While Hitz and his team are monitoring Orca to hone their next plant, which will be 10 times larger and is expected to launch in two to three years, Gebald acknowledged that in many ways Orca, meant to operate for a decade, has already achieved its goal. “We know that the technology works, so the main experiment with Orca really was testing the market interest in carbon removal, and we’re very happy that already a large share of the lifetime capacity of the plant has been contracted.”

Carbfix is busily exploring how to adapt its mineralization process to other types of rock and how to use seawater at sites that are short of fresh water.

Carbfix was launched as a research project in 2007 after prodding by the then-president of Iceland, Olafur Ragnar Grimsson, who had been told by a local scientist that Iceland’s highly porous basalt could mineralize CO2 without creating any seismic problems.

Grimsson consolidated his role as Orca’s “fairy godfather” shortly after ending his 20 years as president in 2016, when he was walking through the bar of a luxury hotel at that year’s U.N. climate meeting in Marrakech, Morocco.

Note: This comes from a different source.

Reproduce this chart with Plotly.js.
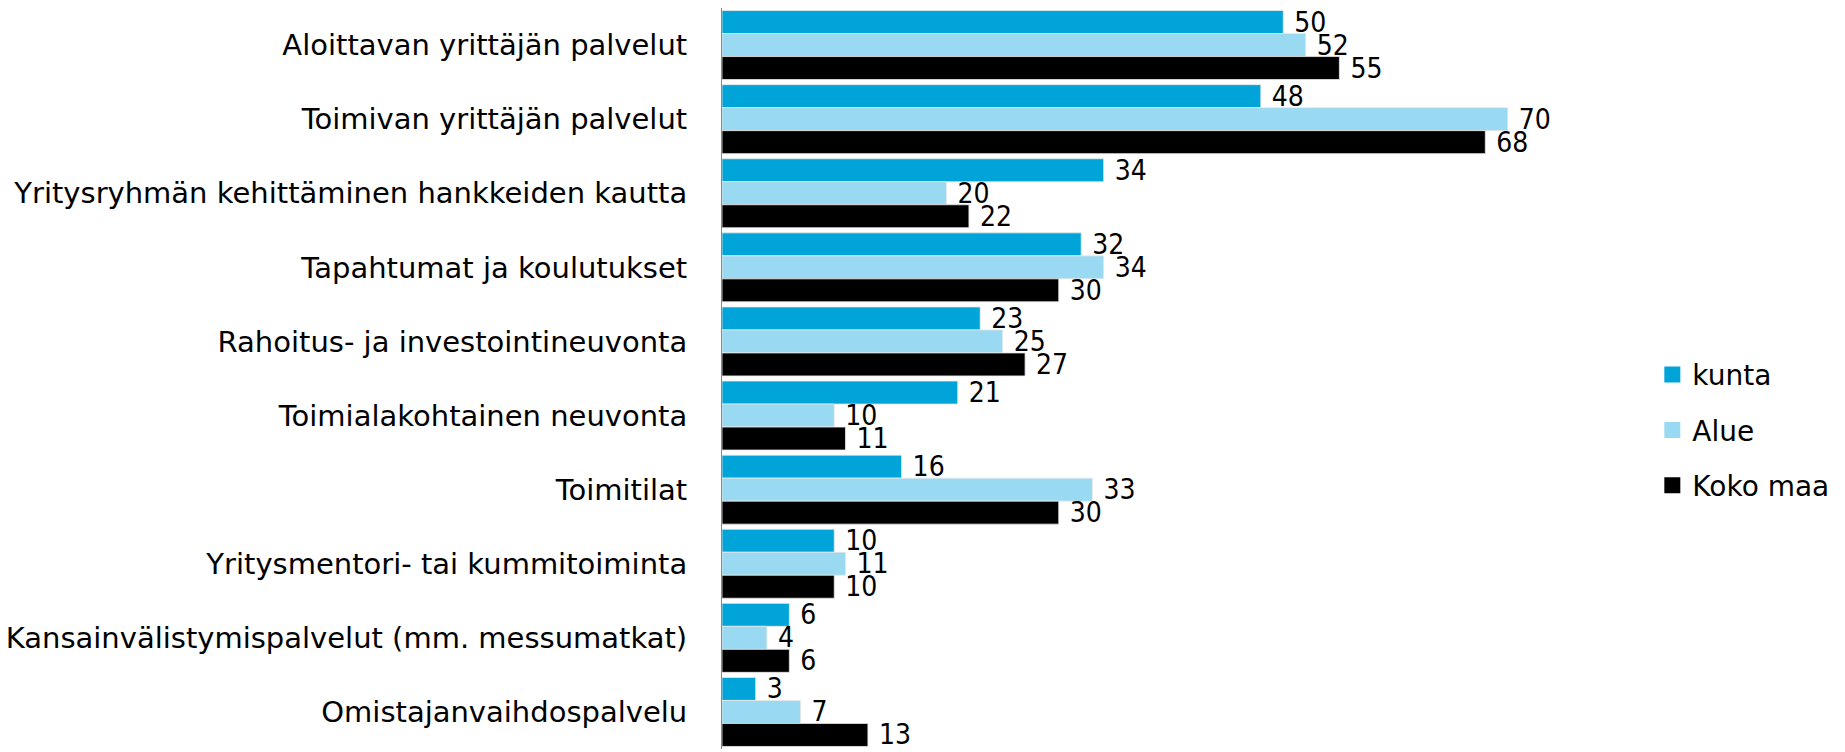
<!DOCTYPE html>
<html>
<head>
<meta charset="utf-8">
<script src="https://cdn.plot.ly/plotly-3.0.1.min.js"></script>
<style>html,body{margin:0;padding:0;background:#fff;}#chart{width:1845px;height:752px;}</style>
</head>
<body>
<div id="chart"></div>
<script>
const categories = [
  "Aloittavan yrittäjän palvelut",
  "Toimivan yrittäjän palvelut",
  "Yritysryhmän kehittäminen hankkeiden kautta",
  "Tapahtumat ja koulutukset",
  "Rahoitus- ja investointineuvonta",
  "Toimialakohtainen neuvonta",
  "Toimitilat",
  "Yritysmentori- tai kummitoiminta",
  "Kansainvälistymispalvelut (mm. messumatkat)",
  "Omistajanvaihdospalvelu"
];
const kunta   = [50, 48, 34, 32, 23, 21, 16, 10, 6, 3];
const alue    = [52, 70, 20, 34, 25, 10, 33, 11, 4, 7];
const kokoMaa = [55, 68, 22, 30, 27, 11, 30, 10, 6, 13];
const seriesNames = ["kunta", "Alue", "Koko maa"];
const seriesColors = ["#00a4d9", "#99d9f1", "#000000"];

const numFont = {family: "DejaVu Sans Condensed, Liberation Sans, sans-serif", size: 28, color: "#000"};
const series = [kunta, alue, kokoMaa];
const barTraces = series.map((vals, i) => ({
  type: "bar",
  orientation: "h",
  name: seriesNames[i],
  legendgroup: "g" + i,
  showlegend: false,
  y: categories,
  x: vals,
  marker: {color: seriesColors[i], line: {color: "#e8e8e8", width: 0.8}},
  text: vals.map(v => "\u00a0" + v),
  textposition: "outside",
  textfont: numFont,
  constraintext: "none",
  cliponaxis: false,
  hoverinfo: "x+y"
}));
// legend-only entries (larger square swatches)
const legendTraces = seriesNames.map((n, i) => ({
  type: "scatter",
  mode: "markers",
  name: n,
  legendgroup: "g" + i,
  x: [null],
  y: [null],
  marker: {symbol: "square", size: 18, color: seriesColors[i]},
  hoverinfo: "skip"
}));

const layout = {
  width: 1845, height: 752,
  margin: {l: 722, r: 225, t: 8, b: 3, pad: 0},
  paper_bgcolor: "#fff", plot_bgcolor: "#fff",
  barmode: "group",
  bargap: 0.069,
  bargroupgap: 0,
  font: {family: "DejaVu Sans, sans-serif", size: 28, color: "#000"},
  xaxis: {range: [0, 80], visible: false, showgrid: false, zeroline: false},
  yaxis: {
    type: "category",
    autorange: "reversed",
    showline: true, linecolor: "#888", linewidth: 1,
    ticks: "", showgrid: false, zeroline: false,
    ticklabelstandoff: 28,
    tickfont: {family: "DejaVu Sans, sans-serif", size: 29, color: "#000"}
  },
  showlegend: true,
  legend: {
    x: 1.036, xanchor: "left",
    y: 0.43, yanchor: "middle",
    font: {family: "DejaVu Sans, sans-serif", size: 28, color: "#000"},
    tracegroupgap: 16,
    itemsizing: "trace",
    bgcolor: "rgba(0,0,0,0)"
  }
};

Plotly.newPlot("chart", barTraces.concat(legendTraces), layout, {staticPlot: true});
</script>
</body>
</html>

“I happened to overhear this American investor sitting at a table loudly boosting this new Swiss company that he said had the technology to pull carbon straight out of the air,” he said.

“So I stopped and said ‘Hey, in Iceland we know how to turn that stuff into rock!’” He put Gebald together with Carbfix “and bingo, that was the missing link.”

Despite that lucky accident, Edda Aradottir, the chief executive of Carbfix, said she is not confident that the latest U.N. climate conference will do enough to help “negative emission technologies” live up to their potential.

“Somehow it seems that these events rarely achieve what they set out to do,” she said.

Grimsson is also downbeat about Glasgow, saying “the problem is that COPs are primarily about finding ways to reduce emissions.”

That is fine, he said, but “we also have to destroy some of the carbon that is already in the air. If we don’t start doing that very, very quickly we are never going to succeed on climate change.”